AT&S recorded a 72.6% increase in EBITDA to € 226.0 million in the financial year 2017/18 (previous year: € 130.9 million). This increase primarily resulted from a generally high operating performance (utilisation, yield, efficiency) at all plants and the successful introduction and fast optimisation of the new technology generation mSAP, for which AT&S has managed to achieve a leading market position. Negative currency effects from translation and valuation effects influenced EBITDA with € -28.5 million. The EBITDA margin rose from 16.1% to 22.8%, up 6.7 percentage points on the previous year.
An earnings analysis of the individual quarters shows that the financial year 2017/18 was characterised by a pronounced but not unusual seasonality, above all the fourth quarter; nevertheless, earnings exceeded the comparative figures of the previous year in all quarters.
Depreciation and amortisation rose primarily due to the additional lines at the Chongqing plant and amounted to € 135.7 million (previous year: € 124.7 million). EBIT increased to € 90.3 million (previous year: € 6.6 million) due to the good operating development and the favourable product mix. Accordingly, the EBIT margin improved to 9.1% (previous year: 0.8%).
Finance costs – net improved from €-17.5 million to €-14.8 million and thus remained at a low level. Tax expense increased to € 19.0 million in the reporting period in line with earnings (previous year: € 12.0 million). AT&S (China) Company Limited was granted the favoured tax status as a “High and New-Technology Enterprise (HNTE)” with retroactive effect for the calendar year 2017.
Consequently, the loss of € -22.9 million recorded in the previous year was turned into a profit for the year of € 56.5 million. Earnings per share improved to € 1.38 (previous year: € -0.59).

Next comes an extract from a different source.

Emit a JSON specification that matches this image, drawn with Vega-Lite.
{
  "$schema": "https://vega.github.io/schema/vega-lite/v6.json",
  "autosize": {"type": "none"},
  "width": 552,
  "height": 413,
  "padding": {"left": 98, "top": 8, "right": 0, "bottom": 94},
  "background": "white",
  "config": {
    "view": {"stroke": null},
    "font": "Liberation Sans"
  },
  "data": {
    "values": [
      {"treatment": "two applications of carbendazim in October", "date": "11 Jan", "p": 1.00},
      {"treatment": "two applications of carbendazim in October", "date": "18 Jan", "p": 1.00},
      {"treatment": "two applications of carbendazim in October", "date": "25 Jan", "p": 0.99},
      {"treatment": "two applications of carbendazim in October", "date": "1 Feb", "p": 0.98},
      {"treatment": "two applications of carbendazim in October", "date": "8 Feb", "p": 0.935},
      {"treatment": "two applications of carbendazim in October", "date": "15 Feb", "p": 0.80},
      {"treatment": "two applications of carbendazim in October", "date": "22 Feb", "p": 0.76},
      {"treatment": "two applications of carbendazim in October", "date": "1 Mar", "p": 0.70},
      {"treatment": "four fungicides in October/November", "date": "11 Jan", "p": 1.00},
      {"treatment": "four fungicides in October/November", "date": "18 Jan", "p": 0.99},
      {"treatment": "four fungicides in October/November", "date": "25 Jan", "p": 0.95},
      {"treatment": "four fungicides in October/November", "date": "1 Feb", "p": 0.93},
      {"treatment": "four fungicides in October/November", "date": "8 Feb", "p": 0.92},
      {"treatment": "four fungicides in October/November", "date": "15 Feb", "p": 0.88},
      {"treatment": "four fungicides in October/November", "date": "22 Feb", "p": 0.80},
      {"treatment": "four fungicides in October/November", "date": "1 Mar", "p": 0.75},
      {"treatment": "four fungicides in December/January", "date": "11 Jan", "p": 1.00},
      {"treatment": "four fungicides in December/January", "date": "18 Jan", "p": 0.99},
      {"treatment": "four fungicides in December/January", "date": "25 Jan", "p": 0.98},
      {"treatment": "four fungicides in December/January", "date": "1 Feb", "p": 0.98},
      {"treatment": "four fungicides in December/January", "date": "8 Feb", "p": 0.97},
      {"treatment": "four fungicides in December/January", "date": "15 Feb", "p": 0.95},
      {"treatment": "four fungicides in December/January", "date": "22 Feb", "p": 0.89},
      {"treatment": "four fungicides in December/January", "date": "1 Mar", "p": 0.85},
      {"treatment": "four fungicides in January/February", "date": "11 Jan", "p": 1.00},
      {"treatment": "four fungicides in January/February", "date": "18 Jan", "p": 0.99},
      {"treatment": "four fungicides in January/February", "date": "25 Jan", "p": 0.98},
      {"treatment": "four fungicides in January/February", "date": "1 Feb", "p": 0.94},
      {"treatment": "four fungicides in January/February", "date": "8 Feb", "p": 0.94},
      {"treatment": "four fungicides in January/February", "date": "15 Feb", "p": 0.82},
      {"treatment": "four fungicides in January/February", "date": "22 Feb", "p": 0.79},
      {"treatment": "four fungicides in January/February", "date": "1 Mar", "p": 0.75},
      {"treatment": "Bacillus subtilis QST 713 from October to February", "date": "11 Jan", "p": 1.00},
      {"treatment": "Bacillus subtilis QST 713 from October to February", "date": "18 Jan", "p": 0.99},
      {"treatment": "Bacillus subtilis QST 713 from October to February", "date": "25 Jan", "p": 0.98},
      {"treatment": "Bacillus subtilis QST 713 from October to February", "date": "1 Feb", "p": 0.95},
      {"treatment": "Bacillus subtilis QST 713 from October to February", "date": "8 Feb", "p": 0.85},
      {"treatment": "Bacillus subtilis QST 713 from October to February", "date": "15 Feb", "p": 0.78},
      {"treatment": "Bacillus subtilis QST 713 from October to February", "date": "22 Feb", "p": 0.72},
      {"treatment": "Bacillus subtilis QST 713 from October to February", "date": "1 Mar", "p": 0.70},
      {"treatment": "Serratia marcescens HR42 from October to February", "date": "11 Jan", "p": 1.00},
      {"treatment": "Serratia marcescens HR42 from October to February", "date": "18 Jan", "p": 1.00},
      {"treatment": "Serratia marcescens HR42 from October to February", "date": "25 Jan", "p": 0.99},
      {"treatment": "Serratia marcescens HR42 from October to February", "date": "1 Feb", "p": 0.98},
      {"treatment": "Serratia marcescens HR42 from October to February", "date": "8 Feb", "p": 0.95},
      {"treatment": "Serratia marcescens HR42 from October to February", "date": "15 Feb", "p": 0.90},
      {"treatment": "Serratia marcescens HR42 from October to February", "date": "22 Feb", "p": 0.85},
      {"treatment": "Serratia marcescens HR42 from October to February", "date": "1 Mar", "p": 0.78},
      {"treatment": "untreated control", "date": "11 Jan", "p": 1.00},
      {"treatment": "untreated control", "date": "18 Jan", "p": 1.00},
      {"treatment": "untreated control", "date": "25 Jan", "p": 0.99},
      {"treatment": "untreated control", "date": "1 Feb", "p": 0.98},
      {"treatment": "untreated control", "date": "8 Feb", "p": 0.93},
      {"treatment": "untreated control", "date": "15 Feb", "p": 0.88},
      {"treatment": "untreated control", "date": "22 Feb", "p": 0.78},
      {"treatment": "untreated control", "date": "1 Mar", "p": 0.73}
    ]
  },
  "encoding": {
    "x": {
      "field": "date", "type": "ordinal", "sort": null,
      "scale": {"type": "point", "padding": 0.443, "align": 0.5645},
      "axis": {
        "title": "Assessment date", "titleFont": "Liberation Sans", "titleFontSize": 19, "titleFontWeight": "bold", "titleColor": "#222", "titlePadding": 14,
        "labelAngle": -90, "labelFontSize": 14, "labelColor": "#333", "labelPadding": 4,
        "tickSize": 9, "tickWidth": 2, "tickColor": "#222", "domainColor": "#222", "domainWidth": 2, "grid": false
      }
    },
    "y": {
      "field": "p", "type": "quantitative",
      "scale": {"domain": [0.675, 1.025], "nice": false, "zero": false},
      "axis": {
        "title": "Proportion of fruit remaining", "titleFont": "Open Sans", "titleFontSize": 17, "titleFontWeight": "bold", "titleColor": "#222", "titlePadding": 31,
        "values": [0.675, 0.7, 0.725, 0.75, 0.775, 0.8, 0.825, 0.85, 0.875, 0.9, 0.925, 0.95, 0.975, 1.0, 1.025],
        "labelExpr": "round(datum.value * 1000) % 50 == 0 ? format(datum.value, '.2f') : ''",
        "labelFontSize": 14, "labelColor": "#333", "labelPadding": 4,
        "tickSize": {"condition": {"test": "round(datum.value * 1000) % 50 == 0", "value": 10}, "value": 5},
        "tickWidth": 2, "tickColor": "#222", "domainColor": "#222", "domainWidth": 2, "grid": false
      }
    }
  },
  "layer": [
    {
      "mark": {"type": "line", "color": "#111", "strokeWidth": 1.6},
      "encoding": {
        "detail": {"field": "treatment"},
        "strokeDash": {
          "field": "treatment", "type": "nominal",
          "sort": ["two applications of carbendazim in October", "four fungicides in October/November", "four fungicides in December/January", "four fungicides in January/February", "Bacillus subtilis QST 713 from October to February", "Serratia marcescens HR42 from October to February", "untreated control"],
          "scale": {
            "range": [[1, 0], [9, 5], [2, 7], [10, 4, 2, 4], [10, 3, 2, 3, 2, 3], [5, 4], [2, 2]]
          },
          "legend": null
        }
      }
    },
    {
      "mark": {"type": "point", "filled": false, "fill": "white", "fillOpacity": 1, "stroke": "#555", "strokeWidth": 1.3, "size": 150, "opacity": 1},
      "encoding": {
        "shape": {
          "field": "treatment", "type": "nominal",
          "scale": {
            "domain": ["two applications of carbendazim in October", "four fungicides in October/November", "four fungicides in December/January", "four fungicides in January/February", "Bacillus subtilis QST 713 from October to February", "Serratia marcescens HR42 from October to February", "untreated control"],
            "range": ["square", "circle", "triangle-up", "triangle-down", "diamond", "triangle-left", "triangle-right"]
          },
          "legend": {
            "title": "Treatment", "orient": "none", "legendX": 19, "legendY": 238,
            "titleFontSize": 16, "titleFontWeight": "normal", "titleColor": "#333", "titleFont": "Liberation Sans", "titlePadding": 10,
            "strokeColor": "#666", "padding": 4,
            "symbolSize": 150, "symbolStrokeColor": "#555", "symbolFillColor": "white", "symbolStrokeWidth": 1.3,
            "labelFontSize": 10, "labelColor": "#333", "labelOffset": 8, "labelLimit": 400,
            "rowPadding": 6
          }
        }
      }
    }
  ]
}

Cash flow and statement of financial position
As a result of the significant improvements in earnings at the Chinese plants, cash flow from earnings before changes in working capital increased from € 90.5 million to € 192.1 million. Due to the very good operating development, AT&S was able to finance all investments in property, plant and equipment from current business.

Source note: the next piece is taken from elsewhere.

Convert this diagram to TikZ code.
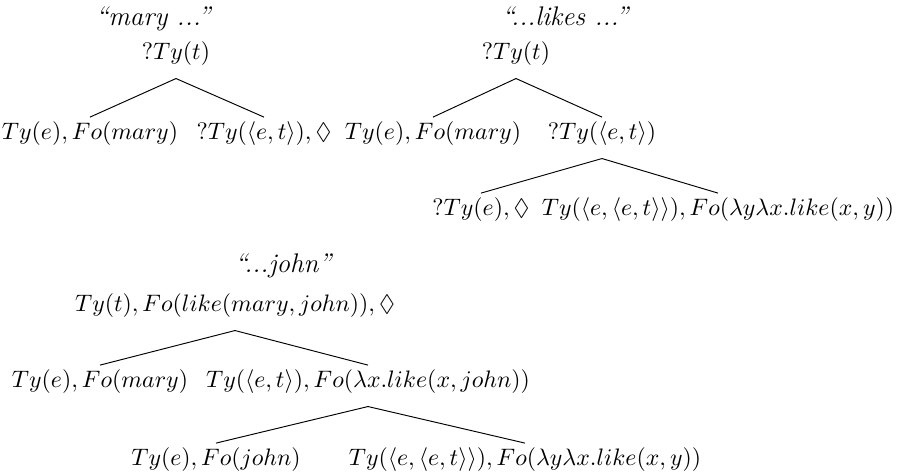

Equity rose to € 711.4 million (previous year: € 540.1 million). The increase results from the net proceeds of the placement of the hybrid bond and the profit for the year. Currency differences had a negative impact on equity.

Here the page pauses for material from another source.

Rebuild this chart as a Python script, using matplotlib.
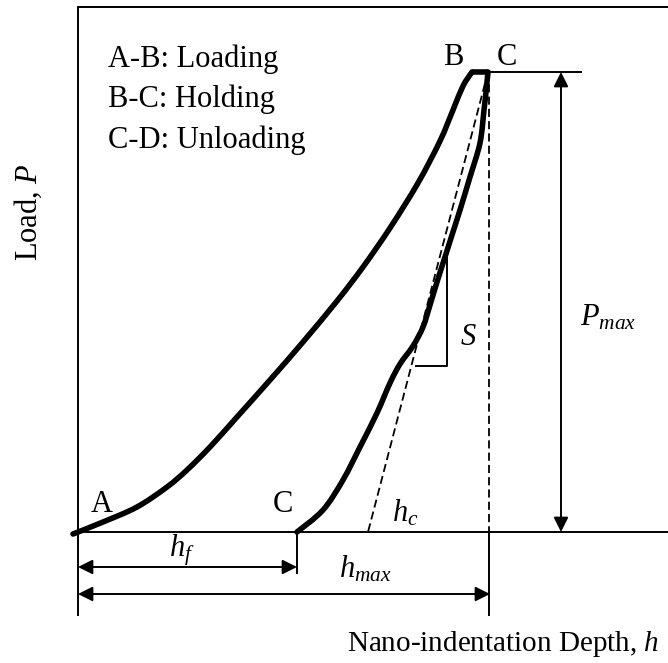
import numpy as np
import matplotlib
matplotlib.use("Agg")
import matplotlib.pyplot as plt
from matplotlib.path import Path
from matplotlib.patches import PathPatch

plt.rcParams['font.family'] = 'Liberation Serif'
plt.rcParams['mathtext.fontset'] = 'custom'
plt.rcParams['mathtext.rm'] = 'Liberation Serif'
plt.rcParams['mathtext.it'] = 'Liberation Serif:italic'

# schematic load-depth curve (arbitrary units)
load_h = [-5, 25, 59, 89, 109, 132, 159, 192, 225, 259, 285, 312, 340, 362, 375, 385, 394]
load_P = [-2, 10, 25, 45, 62, 85, 115, 152, 190, 231, 265, 304, 349, 391, 422, 446, 460]

hold_h = [394, 410]
hold_P = [460, 460]

unload_h = [410, 408, 406, 402, 392, 382, 374, 367, 359, 352, 345, 335, 322, 312, 299, 282, 265, 245, 219]
unload_P = [460, 440, 422, 389, 355, 322, 297, 275, 250, 227, 205, 186, 168, 149, 119, 85, 52, 22, 0]

h_max = 411
h_f = 219
h_c = 290
P_max = 460

# stiffness triangle
s_h = [338, 369, 369]
s_P = [166, 166, 277]


def smooth_curve(ax, xs, ys, **kw):
    # Catmull-Rom through the points, drawn as cubic Bezier segments
    p = np.column_stack([xs, ys]).astype(float)
    ext = np.vstack([p[0], p, p[-1]])
    verts = [p[0]]
    codes = [Path.MOVETO]
    for i in range(1, len(ext) - 2):
        c1 = ext[i] + (ext[i + 1] - ext[i - 1]) / 6
        c2 = ext[i + 1] - (ext[i + 2] - ext[i]) / 6
        verts += [c1, c2, ext[i + 1]]
        codes += [Path.CURVE4] * 3
    ax.add_patch(PathPatch(Path(verts, codes), fill=False, **kw))


fig = plt.figure(figsize=(6.68, 6.63), dpi=100)
ax = fig.add_axes([0, 0, 1, 1])
ax.set_xlim(-78, 590)
ax.set_ylim(-131, 532)
ax.axis('off')

thin = dict(color='black', lw=1.4)
# frame
ax.plot([0, 0], [-83, 525], **thin)
ax.plot([0, 590], [525, 525], **thin)
ax.plot([0, 590], [0, 0], **thin)

# curves
thick = dict(edgecolor='black', lw=4, capstyle='round', joinstyle='round')
smooth_curve(ax, load_h, load_P, **thick)
ax.plot(hold_h, hold_P, color='black', lw=4, solid_capstyle='butt')
smooth_curve(ax, unload_h, unload_P, **thick)

# tangent and h_max guides
ax.plot([h_max - 1, h_c], [P_max, 0], color='black', lw=1.3, dashes=(4.5, 2.3))
ax.plot([h_max, h_max], [P_max, 0], color='black', lw=1.3, dashes=(4.5, 2.3))
ax.plot([h_max, h_max], [0, -83], **thin)
ax.plot([h_f, h_f], [0, -41], **thin)
ax.plot(s_h, s_P, **thin)
ax.plot([h_max - 1, 503], [P_max, P_max], **thin)

arrow = dict(arrowstyle='<|-|>', color='black', lw=1.4, mutation_scale=22,
             shrinkA=0, shrinkB=0)
ax.annotate('', xy=(483, P_max), xytext=(483, 0), arrowprops=arrow)
ax.annotate('', xy=(0, -35), xytext=(h_f, -35), arrowprops=arrow)
ax.annotate('', xy=(0, -62), xytext=(h_max + 1, -62), arrowprops=arrow)

fs = 22
ax.text(30, 465, 'A-B: Loading', fontsize=fs, va='baseline')
ax.text(30, 425, 'B-C: Holding', fontsize=fs, va='baseline')
ax.text(30, 384, 'C-D: Unloading', fontsize=fs, va='baseline')
ax.text(375, 467, 'B', fontsize=fs, ha='center', va='baseline')
ax.text(429, 467, 'C', fontsize=fs, ha='center', va='baseline')
ax.text(24, 20, 'A', fontsize=fs, ha='center', va='baseline')
ax.text(205, 20, 'C', fontsize=fs, ha='center', va='baseline')
ax.text(314, 10, '$h_c$', fontsize=fs, va='baseline')
ax.text(104, -25, '$h_f$', fontsize=fs, ha='center', va='baseline')
ax.text(287, -46, '$h_{max}$', fontsize=fs, ha='center', va='baseline')
ax.text(382, 187, '$S$', fontsize=fs, va='baseline')
ax.text(502, 207, '$P_{max}$', fontsize=fs, va='baseline')
ax.text(-50, 320, 'Load, $P$', fontsize=fs, rotation=90, ha='center', va='center')
ax.text(581, -119, 'Nano-indentation Depth, $h$', fontsize=21, ha='right', va='baseline')

fig.savefig('out.png', dpi=100)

Net debt decreased to € 209.2 million (previous year: € 380.6 million) due to the issue of the hybrid bond and strong cash flow from earnings before changes in working capital. Gearing consequently declined to 29.4% and was thus significantly below the prior-year level of 70.5%. The key figure net debt/EBITDA, which reflects a fictitious debt repayment period, improved from 2.9 years to 0.9 years and was thus clearly below the internal limit of 3.0 years.